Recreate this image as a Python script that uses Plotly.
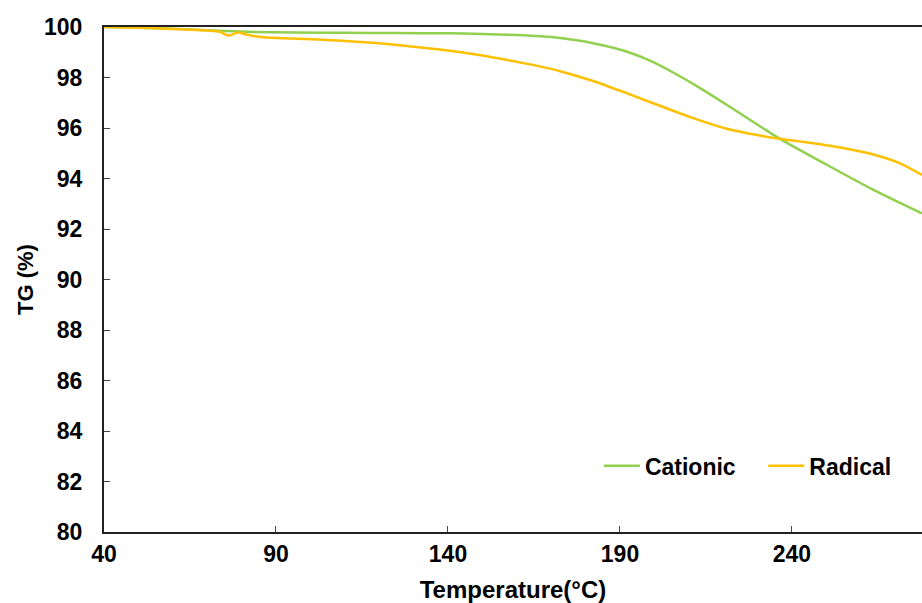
import plotly.graph_objects as go

# Data
cat_x = [40, 50, 60, 70, 81.5, 96, 110, 125, 140, 150, 160, 167, 172.6, 182.2, 191.9, 199.7, 206.5, 213.3, 221, 230.7, 236.5, 249.1, 263.7, 277.8]
cat_y = [100, 99.97, 99.93, 99.87, 99.81, 99.78, 99.77, 99.76, 99.75, 99.72, 99.68, 99.63, 99.56, 99.36, 99.03, 98.61, 98.12, 97.58, 96.92, 96.07, 95.57, 94.62, 93.55, 92.62]

rad_x = [40, 50, 60, 70, 73.7, 76.1, 79, 82, 86.3, 95, 104.7, 120, 130, 140, 150, 160, 166, 172.6, 182.2, 191.9, 201.6, 211.3, 221, 230.7, 236.5, 242, 249.1, 256, 263.7, 271.4, 277.8]
rad_y = [100, 99.97, 99.92, 99.86, 99.81, 99.66, 99.78, 99.68, 99.59, 99.54, 99.49, 99.36, 99.22, 99.07, 98.87, 98.62, 98.46, 98.25, 97.86, 97.38, 96.88, 96.39, 95.97, 95.70, 95.57, 95.47, 95.34, 95.18, 94.95, 94.6, 94.14]

x_ticks = [40, 90, 140, 190, 240]
y_ticks = [80, 82, 84, 86, 88, 90, 92, 94, 96, 98, 100]

font = "Liberation Sans, Arial, sans-serif"

fig = go.Figure()
fig.add_trace(go.Scatter(x=cat_x, y=cat_y, mode="lines", name="Cationic", legend="legend",
                         line=dict(color="#92D050", width=2.5, shape="spline", smoothing=0.8)))
fig.add_trace(go.Scatter(x=rad_x, y=rad_y, mode="lines", name="Radical", legend="legend2",
                         line=dict(color="#FFC000", width=2.5, shape="spline", smoothing=0.8)))

leg_common = dict(yanchor="middle", xanchor="left", bgcolor="rgba(0,0,0,0)",
                  font=dict(size=23, family=font, weight="bold"), itemwidth=36)
fig.update_layout(
    width=922, height=603,
    margin=dict(l=104, r=0, t=27, b=71),
    paper_bgcolor="white", plot_bgcolor="white",
    font=dict(family=font, color="black"),
    showlegend=True,
    legend=dict(x=0.605, y=0.131, **leg_common),
    legend2=dict(x=0.806, y=0.131, **leg_common),
)
fig.update_xaxes(
    range=[40, 277.8], tickvals=x_ticks, ticktext=[str(v) for v in x_ticks],
    showline=True, linecolor="#222", linewidth=2, mirror=True,
    ticks="inside", ticklen=6, tickcolor="#444", tickwidth=1,
    showgrid=False, zeroline=False,
    tickfont=dict(size=23, family=font, weight="bold"),
    title=dict(text="Temperature(°C)", font=dict(size=24, family=font, weight="bold"), standoff=16),
)
fig.update_yaxes(
    range=[80, 100], tickvals=y_ticks, ticktext=[str(v) for v in y_ticks],
    showline=True, linecolor="#222", linewidth=2,
    ticks="inside", ticklen=6, tickcolor="#444", tickwidth=1,
    showgrid=False, zeroline=False, ticklabelstandoff=15,
    tickfont=dict(size=23, family=font, weight="bold"),
    title=dict(text="TG (%)", font=dict(size=22, family=font, weight="bold"), standoff=4),
)
fig.write_html("out.html")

INSTRUCTIONS TO FOLLOW |
Your task is to reproduce all of the material exactly. The pictures stay out.

RESULT |
Recreate this image as a Python script that uses Plotly.
import plotly.graph_objects as go

# Data
cat_x = [40, 50, 60, 70, 81.5, 96, 110, 125, 140, 150, 160, 167, 172.6, 182.2, 191.9, 199.7, 206.5, 213.3, 221, 230.7, 236.5, 249.1, 263.7, 277.8]
cat_y = [100, 99.97, 99.93, 99.87, 99.81, 99.78, 99.77, 99.76, 99.75, 99.72, 99.68, 99.63, 99.56, 99.36, 99.03, 98.61, 98.12, 97.58, 96.92, 96.07, 95.57, 94.62, 93.55, 92.62]

rad_x = [40, 50, 60, 70, 73.7, 76.1, 79, 82, 86.3, 95, 104.7, 120, 130, 140, 150, 160, 166, 172.6, 182.2, 191.9, 201.6, 211.3, 221, 230.7, 236.5, 242, 249.1, 256, 263.7, 271.4, 277.8]
rad_y = [100, 99.97, 99.92, 99.86, 99.81, 99.66, 99.78, 99.68, 99.59, 99.54, 99.49, 99.36, 99.22, 99.07, 98.87, 98.62, 98.46, 98.25, 97.86, 97.38, 96.88, 96.39, 95.97, 95.70, 95.57, 95.47, 95.34, 95.18, 94.95, 94.6, 94.14]

x_ticks = [40, 90, 140, 190, 240]
y_ticks = [80, 82, 84, 86, 88, 90, 92, 94, 96, 98, 100]

font = "Liberation Sans, Arial, sans-serif"

fig = go.Figure()
fig.add_trace(go.Scatter(x=cat_x, y=cat_y, mode="lines", name="Cationic", legend="legend",
                         line=dict(color="#92D050", width=2.5, shape="spline", smoothing=0.8)))
fig.add_trace(go.Scatter(x=rad_x, y=rad_y, mode="lines", name="Radical", legend="legend2",
                         line=dict(color="#FFC000", width=2.5, shape="spline", smoothing=0.8)))

leg_common = dict(yanchor="middle", xanchor="left", bgcolor="rgba(0,0,0,0)",
                  font=dict(size=23, family=font, weight="bold"), itemwidth=36)
fig.update_layout(
    width=922, height=603,
    margin=dict(l=104, r=0, t=27, b=71),
    paper_bgcolor="white", plot_bgcolor="white",
    font=dict(family=font, color="black"),
    showlegend=True,
    legend=dict(x=0.605, y=0.131, **leg_common),
    legend2=dict(x=0.806, y=0.131, **leg_common),
)
fig.update_xaxes(
    range=[40, 277.8], tickvals=x_ticks, ticktext=[str(v) for v in x_ticks],
    showline=True, linecolor="#222", linewidth=2, mirror=True,
    ticks="inside", ticklen=6, tickcolor="#444", tickwidth=1,
    showgrid=False, zeroline=False,
    tickfont=dict(size=23, family=font, weight="bold"),
    title=dict(text="Temperature(°C)", font=dict(size=24, family=font, weight="bold"), standoff=16),
)
fig.update_yaxes(
    range=[80, 100], tickvals=y_ticks, ticktext=[str(v) for v in y_ticks],
    showline=True, linecolor="#222", linewidth=2,
    ticks="inside", ticklen=6, tickcolor="#444", tickwidth=1,
    showgrid=False, zeroline=False, ticklabelstandoff=15,
    tickfont=dict(size=23, family=font, weight="bold"),
    title=dict(text="TG (%)", font=dict(size=22, family=font, weight="bold"), standoff=4),
)
fig.write_html("out.html")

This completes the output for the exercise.